= Your goal =
Where a line of the material contains the string "this", copy that line.

Records excerpted from a collection:
# # # #

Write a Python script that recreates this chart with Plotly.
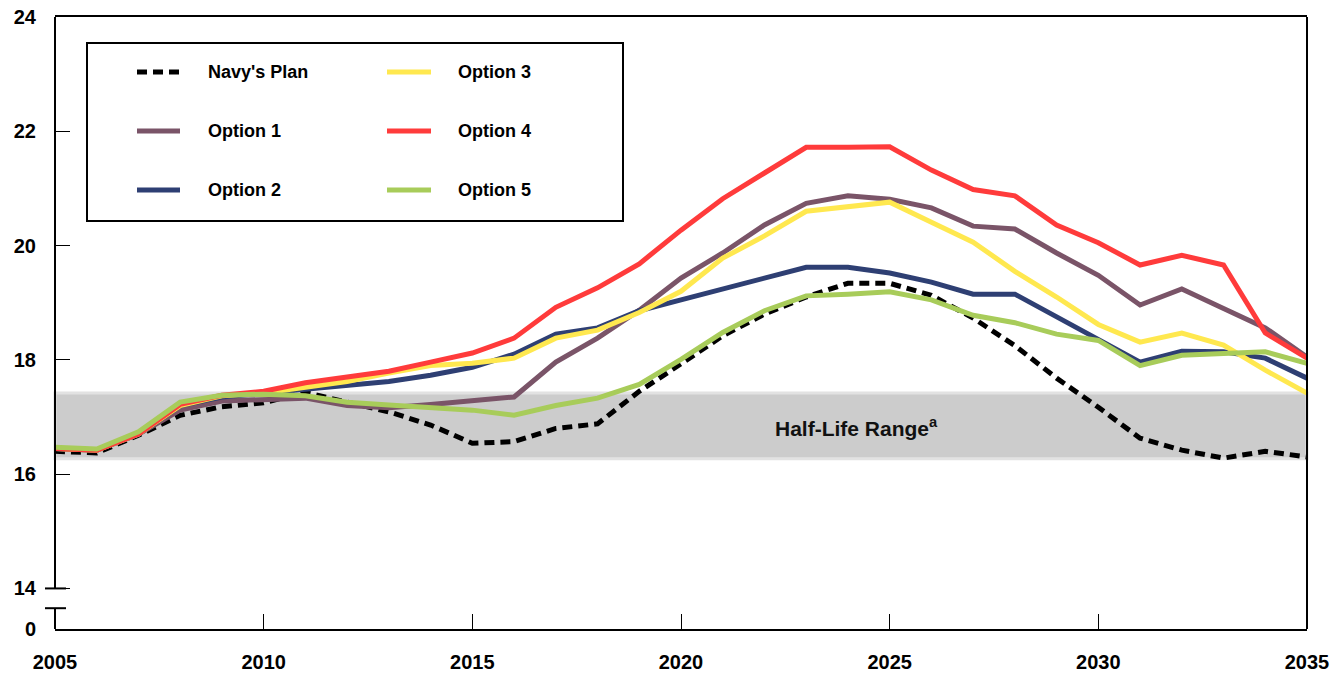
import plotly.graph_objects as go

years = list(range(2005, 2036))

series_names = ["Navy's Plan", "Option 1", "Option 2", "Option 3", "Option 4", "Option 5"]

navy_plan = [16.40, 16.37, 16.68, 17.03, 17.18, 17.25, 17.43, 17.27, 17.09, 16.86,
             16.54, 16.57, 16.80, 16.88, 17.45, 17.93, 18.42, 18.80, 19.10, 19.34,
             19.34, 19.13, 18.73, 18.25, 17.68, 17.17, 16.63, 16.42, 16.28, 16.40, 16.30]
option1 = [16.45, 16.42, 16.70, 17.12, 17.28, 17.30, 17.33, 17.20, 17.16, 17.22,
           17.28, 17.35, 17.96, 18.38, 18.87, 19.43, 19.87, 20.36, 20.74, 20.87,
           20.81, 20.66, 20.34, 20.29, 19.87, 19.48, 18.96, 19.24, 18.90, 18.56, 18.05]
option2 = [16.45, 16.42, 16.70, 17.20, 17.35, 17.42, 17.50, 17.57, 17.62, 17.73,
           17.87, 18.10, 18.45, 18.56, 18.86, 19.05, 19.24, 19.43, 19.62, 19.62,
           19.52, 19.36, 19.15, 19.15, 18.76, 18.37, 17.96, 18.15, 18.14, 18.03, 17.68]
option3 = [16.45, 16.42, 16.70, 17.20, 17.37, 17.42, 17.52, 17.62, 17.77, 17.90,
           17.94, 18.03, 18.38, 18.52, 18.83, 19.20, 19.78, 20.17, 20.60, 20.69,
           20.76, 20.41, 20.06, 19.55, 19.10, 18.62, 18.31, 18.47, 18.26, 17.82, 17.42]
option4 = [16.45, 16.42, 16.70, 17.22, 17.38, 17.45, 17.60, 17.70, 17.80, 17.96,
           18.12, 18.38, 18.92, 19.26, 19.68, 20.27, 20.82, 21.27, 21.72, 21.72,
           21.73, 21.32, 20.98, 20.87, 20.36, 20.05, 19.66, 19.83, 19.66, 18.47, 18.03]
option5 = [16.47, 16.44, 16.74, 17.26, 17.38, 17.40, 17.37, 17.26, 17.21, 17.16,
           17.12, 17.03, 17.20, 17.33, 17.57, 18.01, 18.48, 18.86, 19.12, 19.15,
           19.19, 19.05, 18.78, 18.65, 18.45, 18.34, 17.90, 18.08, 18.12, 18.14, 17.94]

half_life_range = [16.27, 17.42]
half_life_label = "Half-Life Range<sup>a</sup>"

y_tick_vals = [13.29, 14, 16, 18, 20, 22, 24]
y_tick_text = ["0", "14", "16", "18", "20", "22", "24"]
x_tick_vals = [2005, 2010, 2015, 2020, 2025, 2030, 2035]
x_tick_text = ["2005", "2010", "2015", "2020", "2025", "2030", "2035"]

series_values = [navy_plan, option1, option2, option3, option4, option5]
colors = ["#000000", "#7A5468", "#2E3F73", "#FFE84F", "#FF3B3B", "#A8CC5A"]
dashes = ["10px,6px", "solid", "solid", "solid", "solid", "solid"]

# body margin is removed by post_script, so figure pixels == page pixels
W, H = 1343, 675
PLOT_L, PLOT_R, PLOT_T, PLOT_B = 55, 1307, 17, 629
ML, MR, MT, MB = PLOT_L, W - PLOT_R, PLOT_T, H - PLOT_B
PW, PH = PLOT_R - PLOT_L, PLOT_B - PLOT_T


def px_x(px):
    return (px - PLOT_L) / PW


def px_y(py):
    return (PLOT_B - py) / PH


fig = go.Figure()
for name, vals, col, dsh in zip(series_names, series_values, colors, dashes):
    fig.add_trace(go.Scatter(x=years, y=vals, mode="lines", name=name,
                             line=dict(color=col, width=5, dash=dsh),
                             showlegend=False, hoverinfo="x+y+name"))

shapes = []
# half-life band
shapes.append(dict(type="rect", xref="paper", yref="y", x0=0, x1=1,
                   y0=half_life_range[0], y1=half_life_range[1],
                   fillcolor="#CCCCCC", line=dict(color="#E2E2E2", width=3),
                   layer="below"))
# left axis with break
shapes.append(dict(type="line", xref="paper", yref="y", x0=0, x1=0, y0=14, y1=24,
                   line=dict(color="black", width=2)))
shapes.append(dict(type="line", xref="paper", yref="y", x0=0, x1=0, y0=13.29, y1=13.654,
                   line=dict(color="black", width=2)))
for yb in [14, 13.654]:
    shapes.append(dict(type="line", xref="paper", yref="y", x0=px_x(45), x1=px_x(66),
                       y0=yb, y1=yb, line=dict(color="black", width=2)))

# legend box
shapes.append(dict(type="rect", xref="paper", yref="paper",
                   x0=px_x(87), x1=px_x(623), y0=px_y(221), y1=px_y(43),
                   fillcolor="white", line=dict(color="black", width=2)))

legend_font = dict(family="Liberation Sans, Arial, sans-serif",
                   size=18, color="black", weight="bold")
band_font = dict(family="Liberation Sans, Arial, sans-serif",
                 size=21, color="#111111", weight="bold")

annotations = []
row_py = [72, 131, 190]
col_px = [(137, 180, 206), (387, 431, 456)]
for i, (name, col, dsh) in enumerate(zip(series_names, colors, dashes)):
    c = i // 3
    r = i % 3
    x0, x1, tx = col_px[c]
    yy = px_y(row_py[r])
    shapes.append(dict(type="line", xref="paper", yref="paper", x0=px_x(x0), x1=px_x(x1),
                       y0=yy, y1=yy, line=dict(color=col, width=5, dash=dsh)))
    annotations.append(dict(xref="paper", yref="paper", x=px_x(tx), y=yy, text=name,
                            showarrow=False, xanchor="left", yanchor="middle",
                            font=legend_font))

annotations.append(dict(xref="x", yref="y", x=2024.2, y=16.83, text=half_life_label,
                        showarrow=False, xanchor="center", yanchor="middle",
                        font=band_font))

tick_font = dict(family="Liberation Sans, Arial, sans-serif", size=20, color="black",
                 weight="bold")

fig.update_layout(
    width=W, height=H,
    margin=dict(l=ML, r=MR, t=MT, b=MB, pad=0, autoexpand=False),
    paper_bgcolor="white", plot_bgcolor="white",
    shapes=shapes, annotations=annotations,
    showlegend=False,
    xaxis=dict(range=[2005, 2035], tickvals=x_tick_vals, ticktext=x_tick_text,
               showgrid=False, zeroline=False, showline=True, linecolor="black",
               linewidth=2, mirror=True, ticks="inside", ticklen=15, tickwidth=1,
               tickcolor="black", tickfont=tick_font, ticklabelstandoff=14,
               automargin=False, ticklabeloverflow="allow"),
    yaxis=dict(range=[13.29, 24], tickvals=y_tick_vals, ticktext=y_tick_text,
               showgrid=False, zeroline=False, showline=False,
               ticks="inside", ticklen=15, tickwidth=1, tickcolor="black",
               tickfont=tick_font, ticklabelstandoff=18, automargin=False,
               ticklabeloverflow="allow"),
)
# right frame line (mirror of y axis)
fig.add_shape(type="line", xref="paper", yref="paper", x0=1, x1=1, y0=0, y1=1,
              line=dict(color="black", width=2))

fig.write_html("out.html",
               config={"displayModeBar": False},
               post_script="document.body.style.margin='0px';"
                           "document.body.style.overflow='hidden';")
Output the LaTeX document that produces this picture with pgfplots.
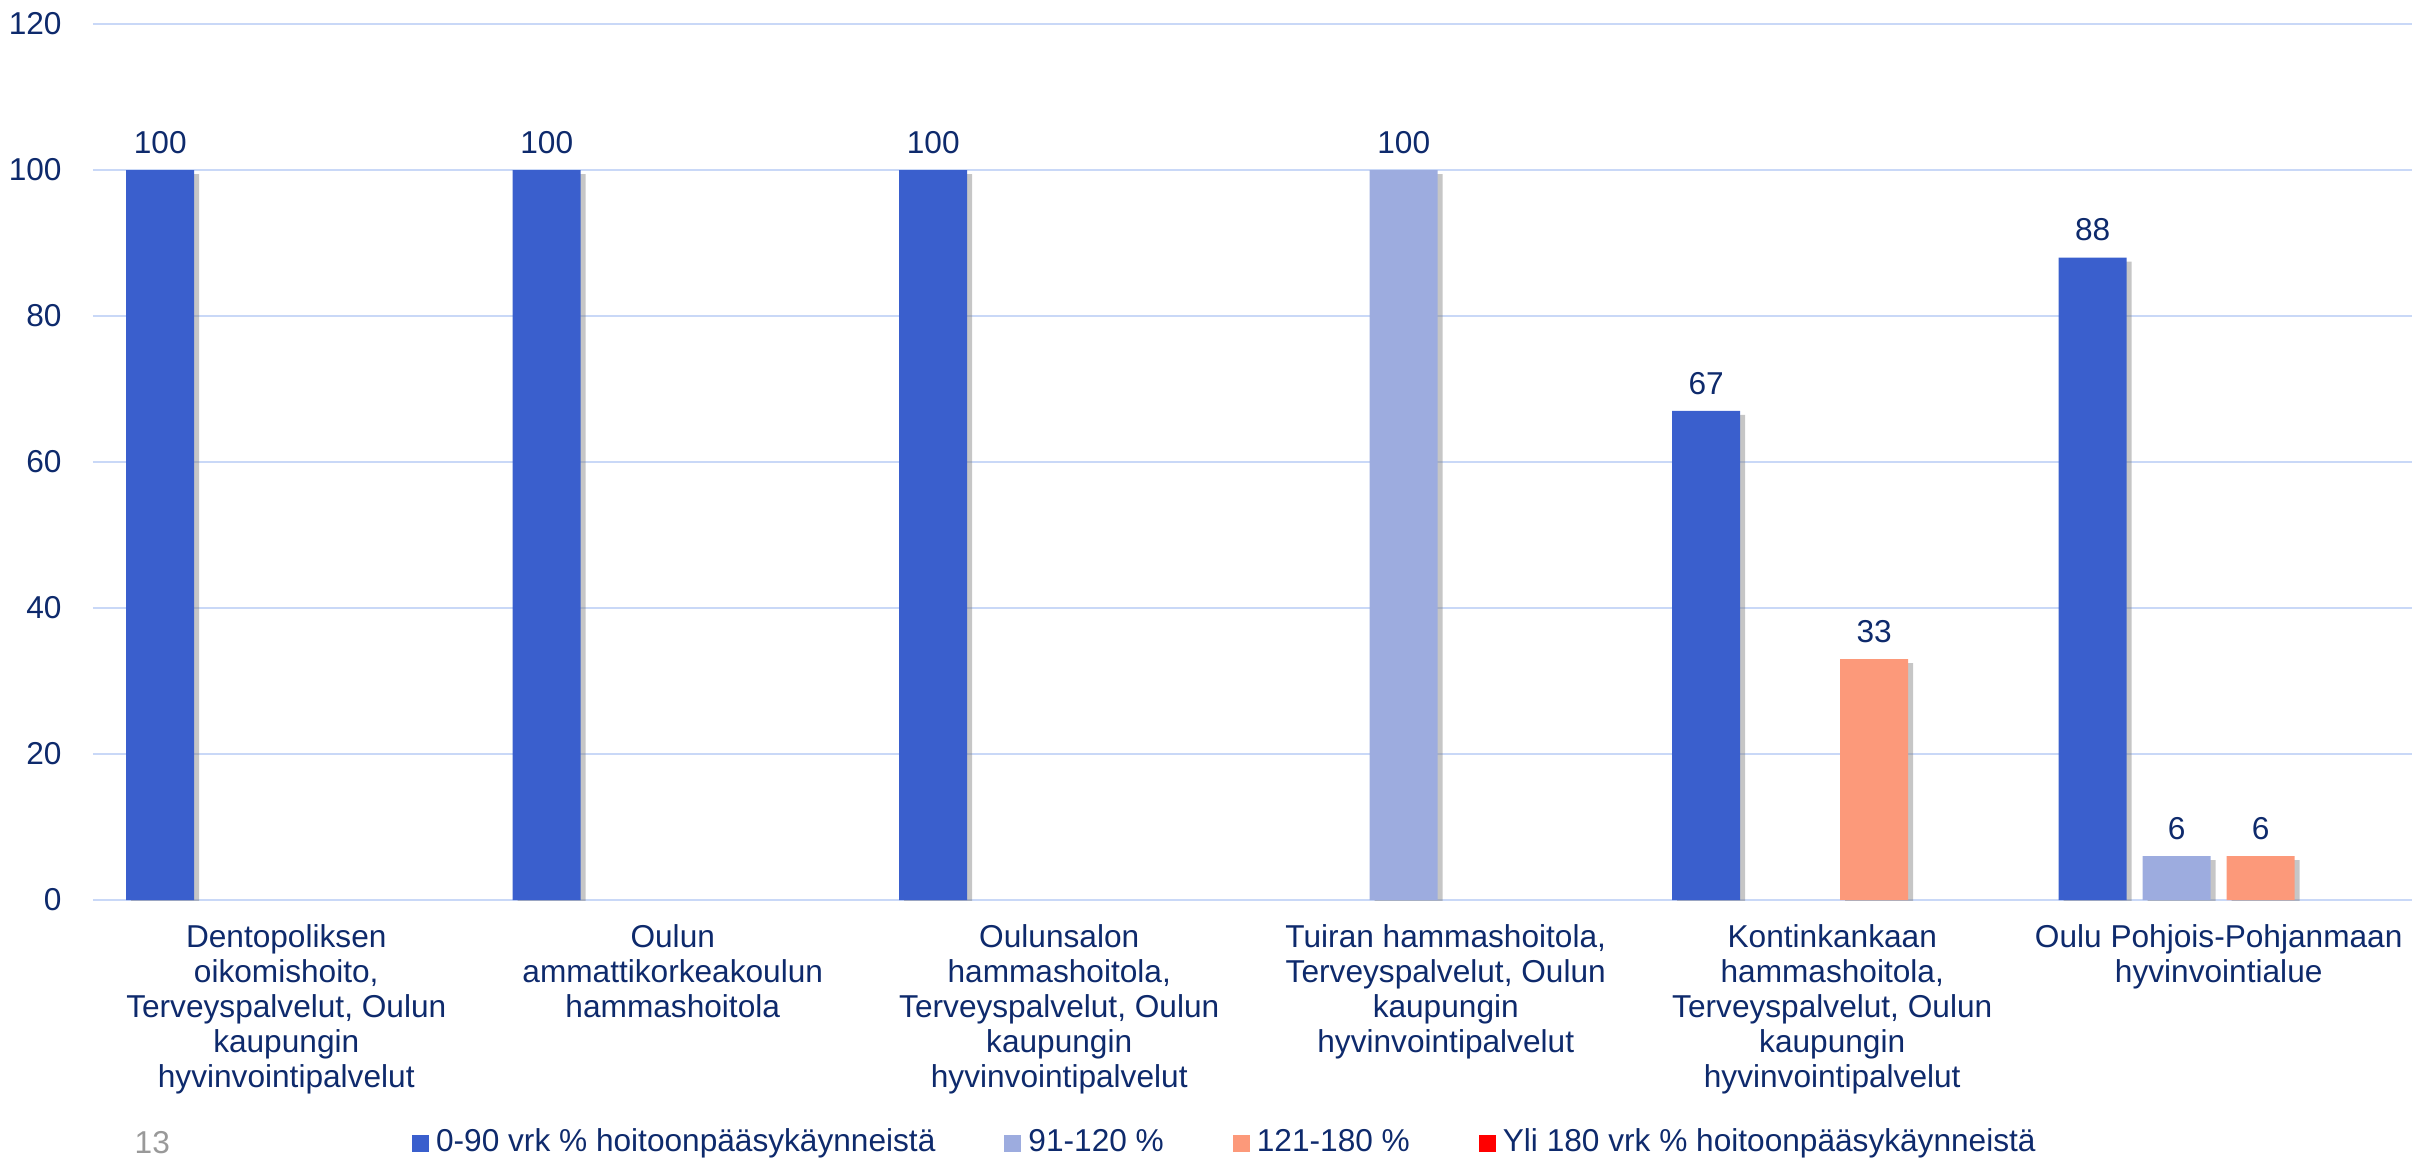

# # # #

= Problem solution =
Write a Python script that recreates this chart with Plotly.
Output the LaTeX document that produces this picture with pgfplots.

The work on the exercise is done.